The study replicates and extends prior work on regime type and conflict, testing robustness across regime attributes, conflict measures, and analytical units. Using two comprehensive datasets on polity characteristics and militarized interstate disputes, the authors find no relation between regime type and conflict when analyzing individual polities, a result that holds across most regime characteristics and conflict measures. The analysis reveals that dyadic regime composition matters: democracies rarely clash and never fight in war, while higher proportions of democratic dyads lower war initiation and escalation, whereas autocratic dyads increase dispute frequency.

Abstract

This study replicates and extends previous inquiries on the relations between regime type and conflict involvement of states. It examines the robustness of previous findings with respect to various regime attributes, various conflict involvement measures, and units of analysis.

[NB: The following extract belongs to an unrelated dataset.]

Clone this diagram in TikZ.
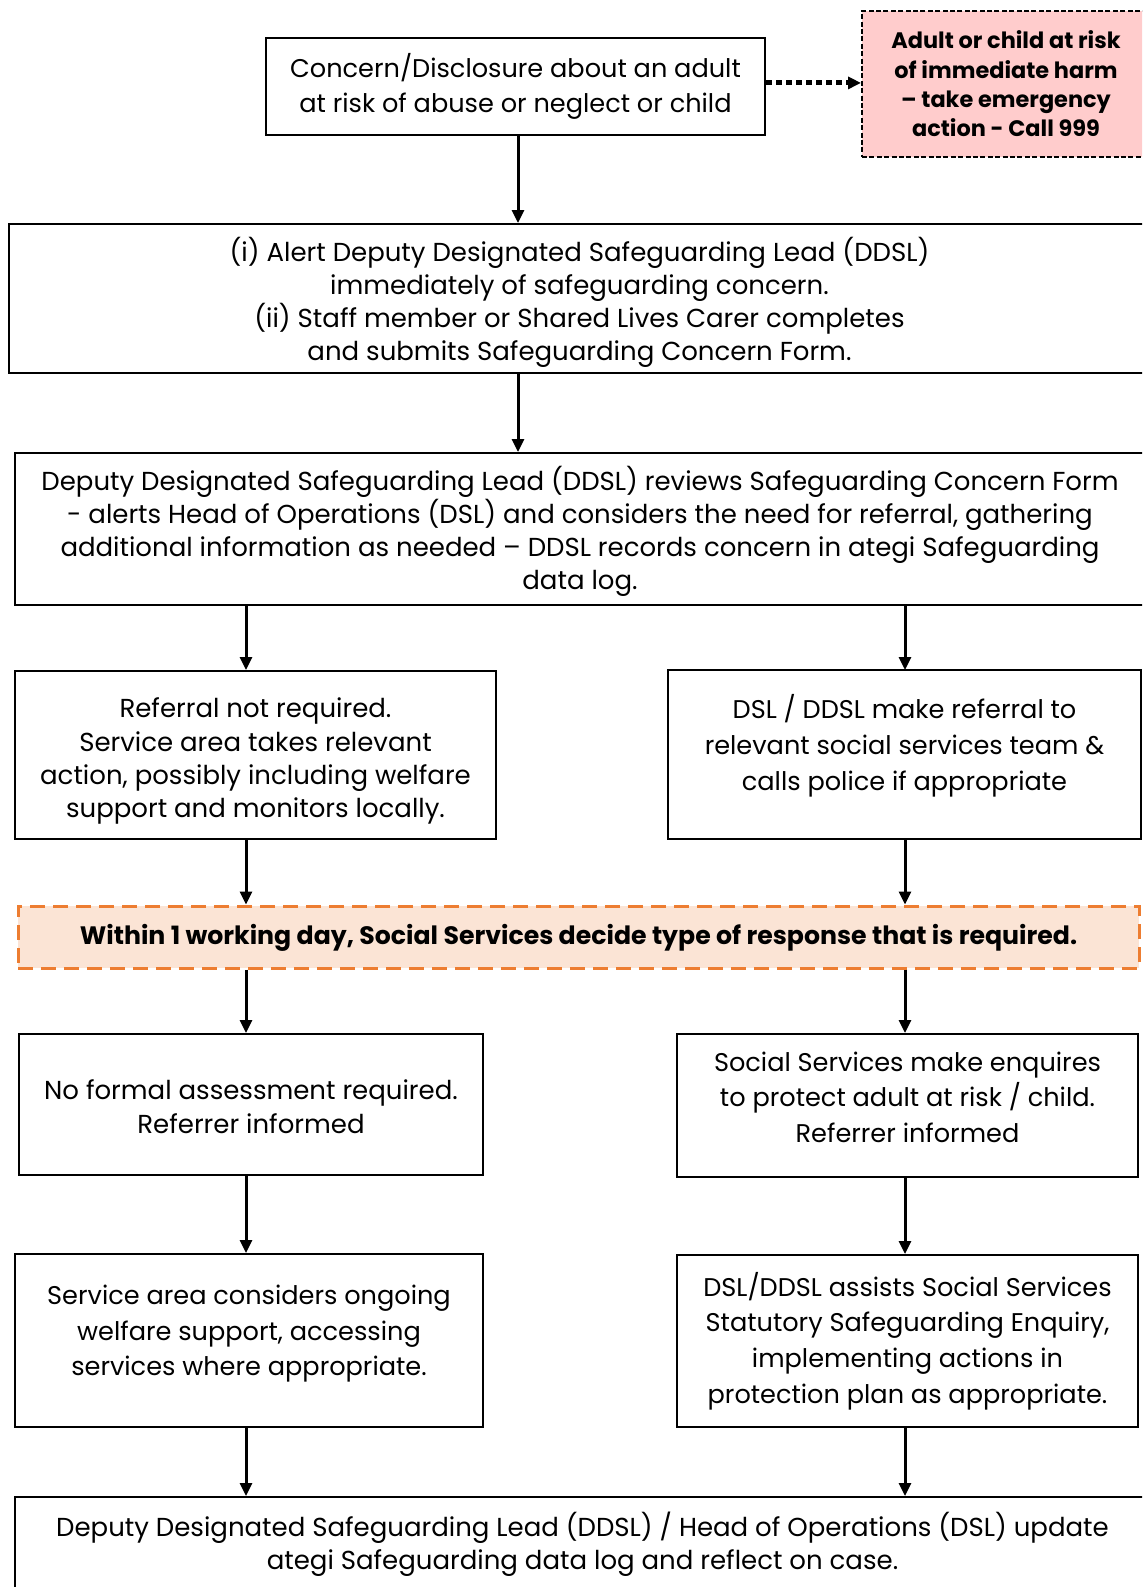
\documentclass[tikz,border=0pt]{standalone}
\usepackage{fontspec}
\setmainfont{Poppins}
\usetikzlibrary{arrows.meta}
\newcommand{\textdrop}[1]{\rule{0pt}{#1}}
\newcommand{\textlift}[1]{\rule[-#1]{0pt}{0pt}}

\begin{document}
\begin{tikzpicture}[
    x = 0.5pt, y = -0.5pt,
    box/.style = {draw, line width = 1pt, align = center, inner sep = 0pt,
        font = \fontsize{13pt}{16.6pt}\selectfont},
    bigbox/.style = {box, font = \fontsize{12.8pt}{17.8pt}\selectfont},
    riskbox/.style = {box, dash pattern = on 2.5pt off 1.2pt, fill = riskpink,
        font = \fontsize{11.2pt}{14.7pt}\selectfont\bfseries},
    daybox/.style = {box, line width = 1.5pt, draw = dayorange, fill = daypeach,
        dash pattern = on 7.5pt off 4pt, font = \fontsize{12.6pt}{15pt}\selectfont\bfseries},
    arrow/.style = {line width = 1.5pt, -{Triangle[length = 6.5pt, width = 6pt]}},
    dotarrow/.style = {arrow, line width = 2.5pt, dash pattern = on 3pt off 2pt}
]
\definecolor{riskpink}{HTML}{FFCCCC}
\definecolor{dayorange}{HTML}{ED7D31}
\definecolor{daypeach}{HTML}{FBE4D5}

\useasboundingbox (0,0) rectangle (1142,1587);
\clip (0,0) rectangle (1142,1587);

\coordinate (mcol) at (518,0);
\coordinate (lcol) at (246,0);
\coordinate (rcol) at (905,0);

\node [bigbox, minimum width = 249.5pt, minimum height = 48.5pt] (concern) at (515.5,86.5)
    {Concern/Disclosure about an adult\\at risk of abuse or neglect or child};
\node [riskbox, minimum width = 144pt, minimum height = 73pt] (emergency) at (1006,84)
    {Adult or child at risk\\of immediate harm\\-- take emergency\\action - Call 999};
\node [box, minimum width = 570.5pt, minimum height = 74.5pt] (alert) at (579.5,298.5)
    {\textdrop{16pt}(i) Alert Deputy Designated Safeguarding Lead (DDSL)\\immediately of safeguarding concern.\\(ii) Staff member or Shared Lives Carer completes\\and submits Safeguarding Concern Form.};
\node [box, minimum width = 565pt, minimum height = 76pt] (review) at (580,529)
    {\textdrop{14.5pt}Deputy Designated Safeguarding Lead (DDSL) reviews Safeguarding Concern Form\\- alerts Head of Operations (DSL) and considers the need for referral, gathering\\additional information as needed -- DDSL records concern in ategi Safeguarding\\data log.};
\node [box, minimum width = 240.5pt, minimum height = 84pt] (noref) at (255.5,755)
    {\textdrop{16pt}Referral not required.\\Service area takes relevant\\action, possibly including welfare\\support and monitors locally.};
\node [bigbox, minimum width = 236.5pt, minimum height = 84.5pt] (referral) at (904.5,754.5)
    {DSL / DDSL make referral to\\relevant social services team \&\\calls police if appropriate\textlift{12pt}};
\node [daybox, minimum width = 560.5pt, minimum height = 31pt] (decide) at (578.5,937)
    {\textdrop{11pt}Within 1 working day, Social Services decide type of response that is required.};
\node [box, minimum width = 232pt, minimum height = 70.5pt] (noassess) at (251,1104.5)
    {\textdrop{12pt}No formal assessment required.\\Referrer informed};
\node [bigbox, minimum width = 230.5pt, minimum height = 71.5pt] (enquire) at (907.5,1105.5)
    {Social Services make enquires\\to protect adult at risk / child.\\Referrer informed\textlift{8.5pt}};
\node [bigbox, minimum width = 234pt, minimum height = 86.5pt] (welfare) at (249,1340.5)
    {Service area considers ongoing\\welfare support, accessing\\services where appropriate.\textlift{10pt}};
\node [bigbox, minimum width = 230.5pt, minimum height = 86pt] (assist) at (907.5,1341)
    {DSL/DDSL assists Social Services\\Statutory Safeguarding Enquiry,\\implementing actions in\\protection plan as appropriate.};
\node [box, minimum width = 567.5pt, minimum height = 47pt] (update) at (582.5,1544)
    {Deputy Designated Safeguarding Lead (DDSL) / Head of Operations (DSL) update\\ategi Safeguarding data log and reflect on case.};

\draw [dotarrow] ([yshift = 1.8pt]concern.east) -- ([yshift = 1.8pt]concern.east -| emergency.west);
\draw [arrow] (concern.south -| mcol) -- (alert.north -| mcol);
\draw [arrow] (alert.south -| mcol) -- (review.north -| mcol);
\foreach \col in {lcol, rcol}
    \draw [arrow] (review.south -| \col) -- (noref.north -| \col);
\draw [arrow] (noref.south -| lcol) -- (decide.north -| lcol);
\draw [arrow] (referral.south -| rcol) -- (decide.north -| rcol);
\draw [arrow] (decide.south -| lcol) -- (noassess.north -| lcol);
\draw [arrow] (decide.south -| rcol) -- (enquire.north -| rcol);
\draw [arrow] (noassess.south -| lcol) -- (welfare.north -| lcol);
\draw [arrow] (enquire.south -| rcol) -- (assist.north -| rcol);
\draw [arrow] (welfare.south -| lcol) -- (update.north -| lcol);
\draw [arrow] (assist.south -| rcol) -- (update.north -| rcol);
\end{tikzpicture}
\end{document}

Using two comprehensive datasets on polity characteristics and militarized interstate disputes, the empirical analyses reveal: (1) There are no relations between regime type and conflict involvement measures when the unit of analysis is the individual polity (i.e., a state characterized by a certain regime type over a given time span); this finding is robust in that it holds over most regime characteristics and conflict involvement measures. (2) There is a significant relationship between the regime characteristics of a dyad and the probability of conflict involvement of that dyad: Democracies rarely clash with one another, and never fight one another in war. (3) Both the proportion of democratic dyads and the proportion of autocratic dyads in the international system significantly affect the number of disputes begun and underway. But the proportion of democratic dyads in the system has a negative effect on the number of wars begun and on the proportion of disputes that escalate to war.